Giant collectivist states like those of Nazi Germany and the Soviet Union celebrate men of action, decision-makers and administrators that cause carnage and misery. They do not celebrate those who are careful and exercise a wisdom in the spirit of laissez-faire, perhaps because government is always about its own growth and the need to control, regulate, and force. It attracts in its most extreme cases people people like Nazi Reinhard Heydrich and it deters those like Arkhipov or Petrov or at the very least punishes them for not acting according to the rule book. When it was their lack of action that saved lives and even the state itself, such people are marginalized.

Crisis seems to attract the need to act, even when it is the same course of action over and over again that can increase the crisis. Patience and non-interference is seldom valued; it is the antithesis of government and those attracted to the institutions of power. To the state a man like Heydrich is always a hero, so long as he is in their employ, and such a man would never tolerate Arkhipov or Petrov. And for that we all end up suffering.
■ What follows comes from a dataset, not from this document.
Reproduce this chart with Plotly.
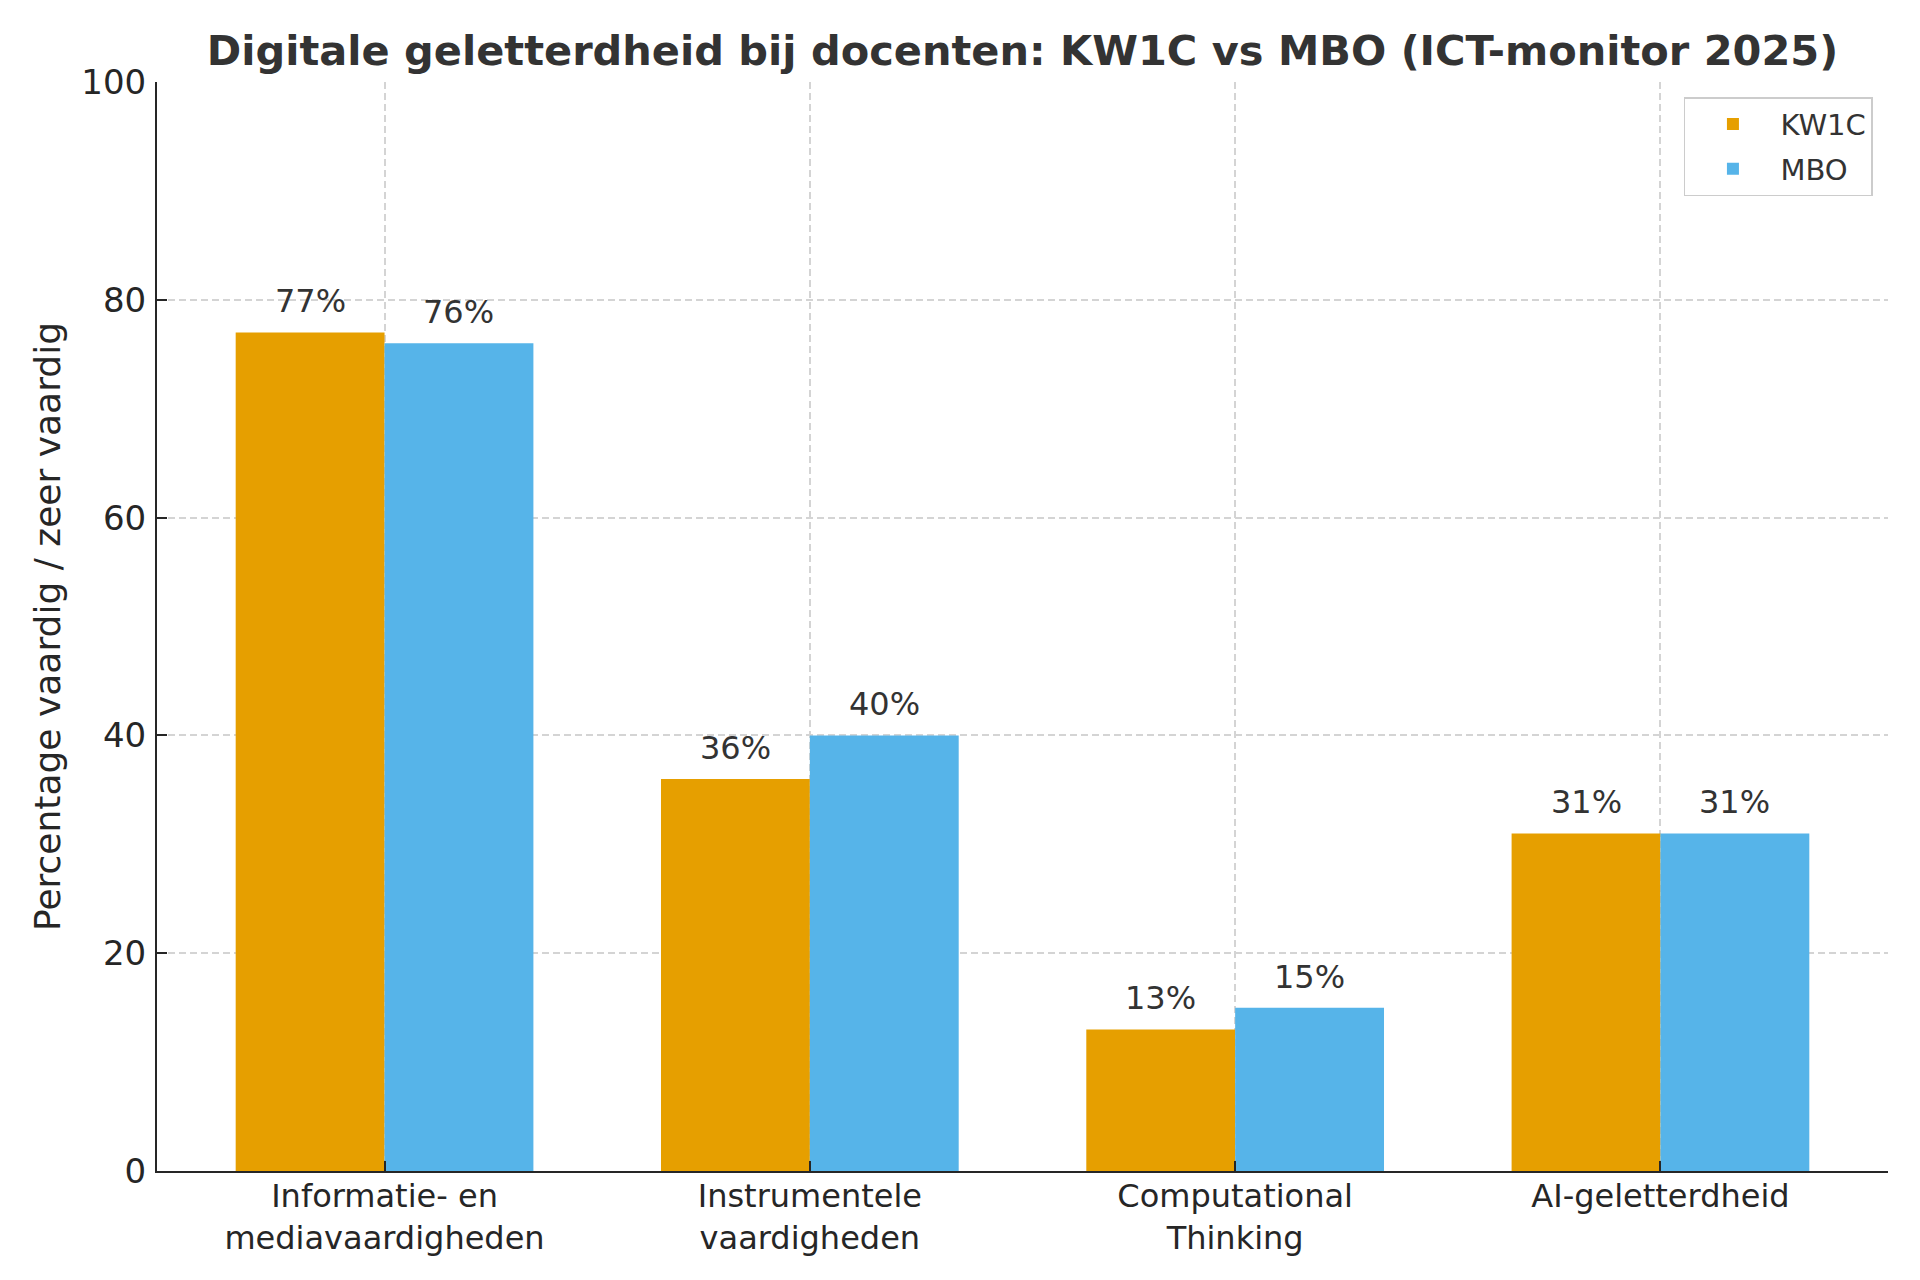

The nature of government is control; the control of people, industry, abstracts, and even nature itself. It is the many complexities of control and the many layers of government that leads to crisis, smothers individual action and deters those of wisdom to shine through. Instead it promotes the bully culture of the mob and the arrogance of a perceived “greater good” is often sought. How this good is determined tends to be directed from the perspective of the elites and ruling class. By the nature of their position they have determined that they know what is best for all others. To make decisions and to act upon them is their superhuman ability based upon the positions that they fill inside of government. Lives are in their hands and they command them with absolute arrogance, and unlike any deity they are ignorant of more than they will ever be aware.

When you have those like Arkhipov and Petrov and the many modern whistleblowers, they exist to challenge the perfection of the system or the institution itself. Apostates who should know better, even if they end up saving lives. To the government they did not do the right thing, but according to humanity they did.